The Describe Clusters dialog box provides information about the models that Tableau computed for clustering. You can use these statistics to assess the quality of the clustering.
When the view includes clustering, you can open the Describe Clusters dialog box by right-clicking Clusters on the Marks card (Control-clicking on a Mac) and choosing Describe Clusters. The information in the Describe Clusters dialog box is read-only, though you can click Copy to Clipboard and then paste the screen contents into a writeable document.
The Describe Clusters dialog box has two tabs: a Summary tab and a Models tab.
These are described in the following table:
Number of Clusters |
The number of individual clusters in the clustering. |
Number of Points |
The number of marks in the view. |
Between-group sum of squares |
A metric quantifying the separation between clusters as a sum of squared distances between each cluster's centre (average value), weighted by the number of data points assigned to the cluster, and the centre of the data set. The larger the value, the better the separation between clusters. |
Within-group sum of squares |
A metric quantifying the cohesion of clusters as a sum of squared distances between the centre of each cluster and the individual marks in the cluster. The smaller the value, the more cohesive the clusters. |
Total sum of squares |
Totals the between-group sum of squares and the within-group sum of squares. The ratio (between-group sum of squares)/(total sum of squares) gives the proportion of variance explained by the model. |
Cluster Statistics |
For each cluster in the clustering, the following information is provided. |
# Items |
The number of marks within the cluster. |
Centers |
The average value within each cluster (shown for numeric items). |
Most Common |
The most common value within each cluster (only shown for categorical items). |
Since clustering models are unsupervised, they can be harder to evaluate. The clusters are created by the modeling procedure, and it's not immediately obvious how the clusters were generated.

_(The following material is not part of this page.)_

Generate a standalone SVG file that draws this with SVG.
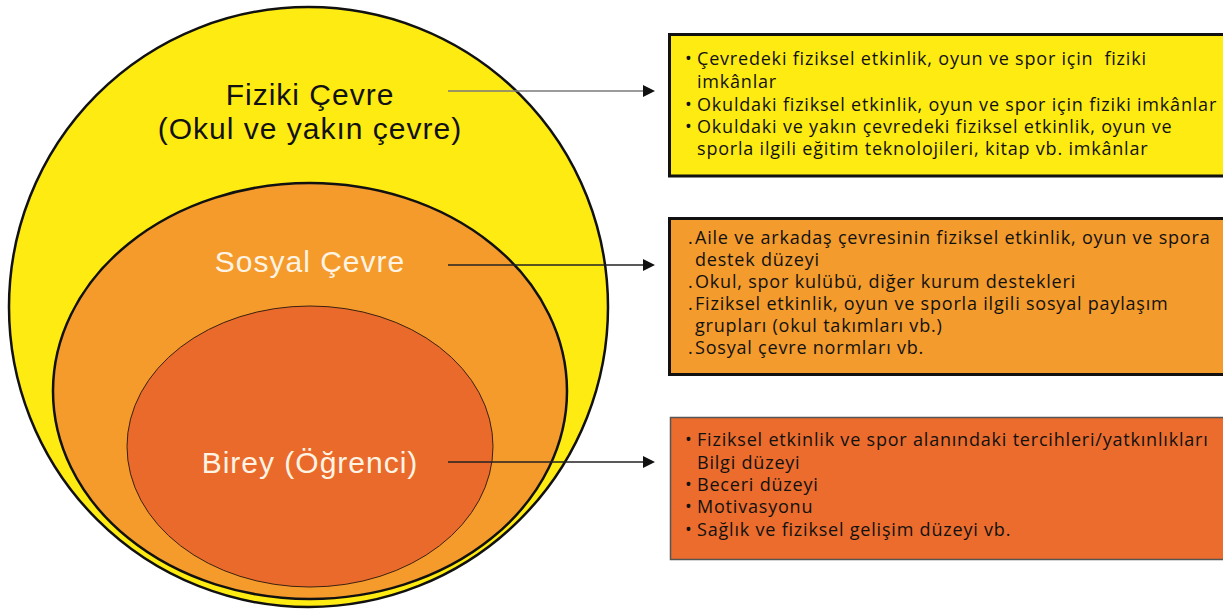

Evaluation is a matter of checking observable summaries about the clustering. There are some key metrics that need to be taken into consideration, and they are discussed next.
Analysis of variance (ANOVA) is a collection of statistical models and associated procedures useful for analyzing variation within and between observations that have been partitioned into groups or clusters. In this case, analysis of variance is computed per variable, and the resulting analysis of variance table can be used to determine which variables are most effective for distinguishing clusters.
Relevant Analysis of variance statistics for Tableau clustering include:
The larger the F-statistic, the better the corresponding variable is distinguishing between clusters.
The lower the p-value, the more the expected values of the elements of the corresponding variable differ among clusters.
The Error Sum of Squares can be thought of as the overall Mean Square Error, assuming that each cluster center represents the "truth" for each cluster.